Wenn man so will, ist Jim Chanos so etwas wie der Warren Buffet der Leerverkäufer, geht aus seinem Wikipedia-Profil hervor: Er recherchiert intensiv nach nicht allgemein bekannten Informationen über Unternehmen, geht dann Positionen mit hohem Volumen ein und ist bereit, langfristig daran festzuhalten. Nur dass er eben anders als Buffet nicht in der Hoffnung auf Wachstum investiert, sondern in Erwartung fallender Börsenkurse, die ihm nach Auflösen seiner „Short“-Positionen Gewinne einbringen. Eine von Chanos‘ langjährigen Anti-Wetten ist Tesla, und dazu hat er sich jetzt im Finanz-TV geäußert.
Tesla 2016 als „wandelnde Insolvenz“
Er gebe zu, dass er mit Tesla bislang falsch gelegen habe, sagte der Sohn griechischer Einwanderer, der 1985 die eigene Analyse-Firma Kynikos Associates gründete, in einem Gespräch mit Bloomberg TV. Das ließe sich auch schwer bestreiten, denn schon 2016 warnte Chanos anlässlich der Übernahme von Solarcity, Tesla sei eine „wandelnde Insolvenz“. Er dürfte also schon damals Aktien des Unternehmens leerverkauft haben – und die kosteten damals kaum mehr als 200 Dollar gegenüber 573 Dollar am vergangenen Freitag (und zwischendurch Kursen, die an 1000 Dollar heranreichten).

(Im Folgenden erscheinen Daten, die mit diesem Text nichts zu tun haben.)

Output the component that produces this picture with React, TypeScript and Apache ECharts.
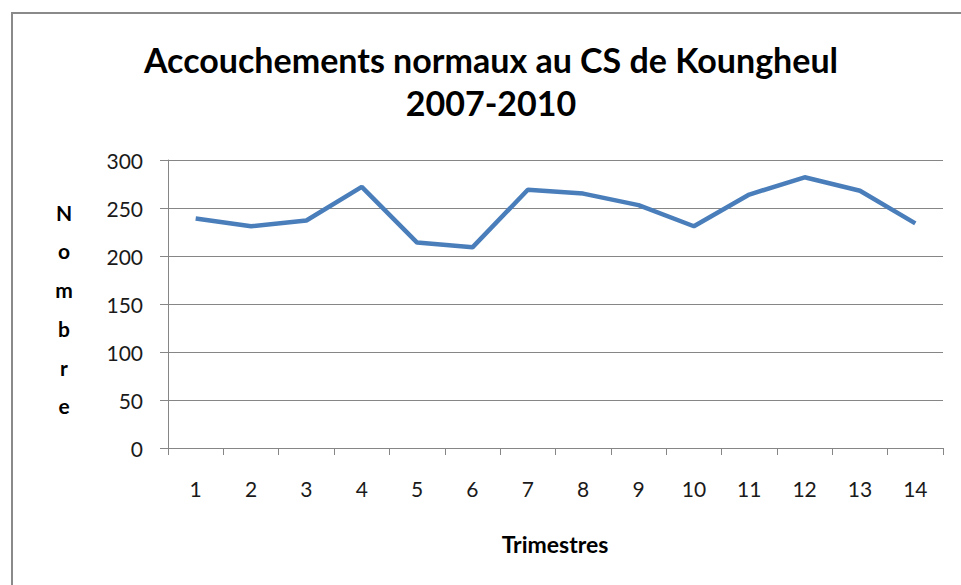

Ende 2017 – die Tesla-Aktie kostete jetzt schon mehr als 300 Dollar – verkündete Chanos, Tesla steuere angesichts der Probleme beim Hochlauf der Produktion für das Model 3 auf eine Wand zu. Damit hatte er gar nicht so unrecht, wie CEO Elon Musk später indirekt bestätigte; jedoch riss der Tesla-Chef mit unermüdlichem Einsatz das Steuer noch herum und wendete die Insolvenz 2018 knapp ab.
Alte Tesla-Skepsis, neue Begründung
Dass es Tesla mittlerweile deutlich besser geht, ist Chanos gewiss nicht entgangen. Trotzdem hält er an einer Short-Positionierung in der Aktie fest, erklärte er Bloomberg. Allerdings hat sich die Begründung verändert: Der Leerverkauf-Profi sprach nicht mehr davon, dass Tesla der Untergang drohe, sondern stellte nur noch die Aktie als überbewertet dar. Damit ist er zumindest in der Gesellschaft der Mehrheit der professionellen Tesla-Beobachter: Diese erwarten laut TipRanks auf Sicht von 12 Monaten im Schnitt einen Tesla-Kurs von 498 Dollar (wobei mit 13 gegenüber 10 etwas mehr Analysten zum Halten als zum Verkaufen raten, 5 empfehlen einen Kauf).
Die neue Begründung für Chanos‘ alte Skepsis jedenfalls lautet, dass Tesla, anders als man sich unter begeisterten Anhängern erzähle, im Kern kein Technologieunternehmen sei, sondern nur ein Autohersteller – und deshalb solle auch die Aktie viel niedriger bewertet sein. Tesla müsse in der aktuellen Corona-Krise „entlassen wie ein Autohersteller, nicht wie ein Software-Unternehmen im Silicon Valley“, sagte Chanos.
Keine Betrugsvorwürfe gegen Tesla
Tesla-CEO Musk lehnt, wie er mehrfach erklärte, Leerverkäufe ab und würde sie am liebsten verboten sehen. Zumindest Chanos aber muss man zugute halten, dass er schon Anfang 2001 vor dem Energiehändler Enron warnte, der sich bald darauf als einer der größten Bilanzfälscher der US-Geschichte erwies. Vorwürfe in dieser Richtung erhob er gegenüber Tesla jetzt aber nicht, sondern wiederholte lediglich mehrmals, dass der Elektroauto- und Energie-Pionier aus vielen Gründen nichts anderes sei als ein Autounternehmen.